When a child enters school with a limited ability to understand English, the teacher’s primary challenge is to get them reading and writing at grade level in English, which is essentially their second language.

Traditionally, that effort has involved strict English-only classrooms with little appreciation for the child’s knowledge in their first language.

Lavandez believes this method doesn’t work.

“Schools have not attended to the needs of English language learners in the early grades,” she said. That has resulted in the “creation of long-term ELLs,” said Lavandez.

The training the early elementary grade teachers will receive will focus on how to utilize the literacy skills a child has in their home language – treat it as an asset – and simultaneously build English literacy, Lavandez said. 

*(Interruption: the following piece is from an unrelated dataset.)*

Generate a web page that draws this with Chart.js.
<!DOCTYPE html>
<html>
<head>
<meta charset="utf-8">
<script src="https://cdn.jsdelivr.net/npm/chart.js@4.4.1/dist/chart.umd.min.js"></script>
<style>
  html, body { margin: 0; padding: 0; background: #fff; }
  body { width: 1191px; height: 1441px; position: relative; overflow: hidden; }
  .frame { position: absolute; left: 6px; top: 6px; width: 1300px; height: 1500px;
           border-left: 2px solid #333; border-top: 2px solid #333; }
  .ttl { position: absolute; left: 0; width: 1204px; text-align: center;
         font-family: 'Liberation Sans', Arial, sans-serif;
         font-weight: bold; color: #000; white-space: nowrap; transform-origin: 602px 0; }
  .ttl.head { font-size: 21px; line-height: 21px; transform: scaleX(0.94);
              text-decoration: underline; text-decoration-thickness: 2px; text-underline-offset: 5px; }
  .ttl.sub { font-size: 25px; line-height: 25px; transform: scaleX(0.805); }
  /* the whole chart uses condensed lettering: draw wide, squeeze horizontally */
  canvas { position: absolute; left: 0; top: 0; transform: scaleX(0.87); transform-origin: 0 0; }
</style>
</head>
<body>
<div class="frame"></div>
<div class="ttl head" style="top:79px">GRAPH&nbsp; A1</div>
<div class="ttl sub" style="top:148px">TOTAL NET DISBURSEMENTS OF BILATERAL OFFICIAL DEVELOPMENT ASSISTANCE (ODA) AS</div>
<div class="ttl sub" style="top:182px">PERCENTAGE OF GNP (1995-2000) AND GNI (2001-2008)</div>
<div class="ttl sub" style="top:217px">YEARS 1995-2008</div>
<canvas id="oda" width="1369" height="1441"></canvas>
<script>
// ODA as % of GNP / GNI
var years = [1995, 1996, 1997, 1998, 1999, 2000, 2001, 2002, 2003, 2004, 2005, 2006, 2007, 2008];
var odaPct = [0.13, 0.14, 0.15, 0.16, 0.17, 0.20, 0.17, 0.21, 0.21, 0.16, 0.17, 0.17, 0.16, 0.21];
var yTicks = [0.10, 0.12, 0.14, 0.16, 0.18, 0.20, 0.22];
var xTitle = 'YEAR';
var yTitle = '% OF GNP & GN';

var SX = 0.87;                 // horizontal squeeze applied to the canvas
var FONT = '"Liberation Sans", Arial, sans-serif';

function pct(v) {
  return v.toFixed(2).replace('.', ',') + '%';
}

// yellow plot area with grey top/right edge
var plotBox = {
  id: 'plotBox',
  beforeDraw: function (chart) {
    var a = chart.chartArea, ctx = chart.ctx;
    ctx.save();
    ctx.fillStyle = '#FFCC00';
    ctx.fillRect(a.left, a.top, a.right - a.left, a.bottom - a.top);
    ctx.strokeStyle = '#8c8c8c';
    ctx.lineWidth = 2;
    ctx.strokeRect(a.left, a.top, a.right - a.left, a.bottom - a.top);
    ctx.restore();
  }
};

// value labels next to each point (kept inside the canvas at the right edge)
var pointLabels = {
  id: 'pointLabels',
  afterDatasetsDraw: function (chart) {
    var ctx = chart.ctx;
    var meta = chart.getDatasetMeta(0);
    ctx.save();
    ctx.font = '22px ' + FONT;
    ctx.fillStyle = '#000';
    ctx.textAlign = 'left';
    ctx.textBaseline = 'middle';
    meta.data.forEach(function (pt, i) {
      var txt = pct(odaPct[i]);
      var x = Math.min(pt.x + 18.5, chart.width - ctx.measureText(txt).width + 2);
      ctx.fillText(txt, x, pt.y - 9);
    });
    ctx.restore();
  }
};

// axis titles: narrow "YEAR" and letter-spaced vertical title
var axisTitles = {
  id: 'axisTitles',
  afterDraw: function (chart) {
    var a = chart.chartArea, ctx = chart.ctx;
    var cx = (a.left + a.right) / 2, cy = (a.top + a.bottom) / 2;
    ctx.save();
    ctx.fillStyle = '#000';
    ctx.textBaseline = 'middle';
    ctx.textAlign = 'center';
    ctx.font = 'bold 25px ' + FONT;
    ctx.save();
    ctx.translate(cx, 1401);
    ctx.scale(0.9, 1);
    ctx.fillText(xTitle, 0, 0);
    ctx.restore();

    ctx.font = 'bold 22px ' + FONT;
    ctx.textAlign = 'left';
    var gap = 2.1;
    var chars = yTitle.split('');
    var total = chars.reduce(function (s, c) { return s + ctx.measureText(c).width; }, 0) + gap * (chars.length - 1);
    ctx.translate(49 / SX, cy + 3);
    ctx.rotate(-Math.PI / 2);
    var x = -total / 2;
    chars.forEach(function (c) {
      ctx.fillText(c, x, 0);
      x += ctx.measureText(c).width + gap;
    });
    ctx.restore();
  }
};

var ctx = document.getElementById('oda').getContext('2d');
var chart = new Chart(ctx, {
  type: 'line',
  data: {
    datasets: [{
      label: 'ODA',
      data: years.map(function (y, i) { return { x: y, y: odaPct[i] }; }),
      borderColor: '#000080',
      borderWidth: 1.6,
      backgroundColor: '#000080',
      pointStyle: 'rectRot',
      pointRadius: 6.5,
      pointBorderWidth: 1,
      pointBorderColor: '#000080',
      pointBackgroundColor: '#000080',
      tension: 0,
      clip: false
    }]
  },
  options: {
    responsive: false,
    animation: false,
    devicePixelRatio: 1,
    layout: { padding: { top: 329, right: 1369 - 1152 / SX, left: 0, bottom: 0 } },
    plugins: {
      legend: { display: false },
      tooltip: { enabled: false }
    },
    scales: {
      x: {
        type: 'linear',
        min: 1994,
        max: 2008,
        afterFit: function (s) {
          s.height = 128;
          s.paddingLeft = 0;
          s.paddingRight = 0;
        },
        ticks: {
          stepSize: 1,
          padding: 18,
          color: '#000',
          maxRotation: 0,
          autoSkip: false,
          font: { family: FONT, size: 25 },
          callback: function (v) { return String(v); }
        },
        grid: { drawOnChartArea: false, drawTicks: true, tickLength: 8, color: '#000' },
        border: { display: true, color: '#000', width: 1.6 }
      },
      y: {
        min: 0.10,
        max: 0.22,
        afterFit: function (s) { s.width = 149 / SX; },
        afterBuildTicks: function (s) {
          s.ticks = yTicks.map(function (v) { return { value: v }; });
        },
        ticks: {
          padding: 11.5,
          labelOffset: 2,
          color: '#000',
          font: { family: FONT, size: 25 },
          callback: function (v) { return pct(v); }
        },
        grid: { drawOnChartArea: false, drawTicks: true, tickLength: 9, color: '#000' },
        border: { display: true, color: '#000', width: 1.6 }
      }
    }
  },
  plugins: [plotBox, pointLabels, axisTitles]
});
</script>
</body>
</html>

“The goal is ultimately for students not necessarily … to become bilingual but for them not to have their first languages and cultures erased as part of the schooling process,” Lavandez said.

The five-year, $2.7 million dollar grant is from the Office of English Language Acquisition at the U.S. Dept. of Education and the Sobrato Family Foundation.

LMU will also train and officially certify 18 new bilingual teachers as part of the grant.

The University of California - Davis also received funding from the pool of $22 million in grants awarded by the U.S. Department of Education’s Office of English Language Acquisition. It plans to provide professional development for 50 additional LAUSD teachers and 25 instructional coaches to "develop the academic language and literacy of English learners."

“These partnerships with LMU and UC-Davis support the District’s commitment to our English Learners and our ongoing work to prepare them for college and careers,” said Superintendent Michelle King in a press statement.

This funding comes at a moment when bilingual education is growing in popularity across the state, and a November ballot measure – Prop 58 – would reverse the ban on bilingual education enshrined into law after the passage of Prop 227 in 1998.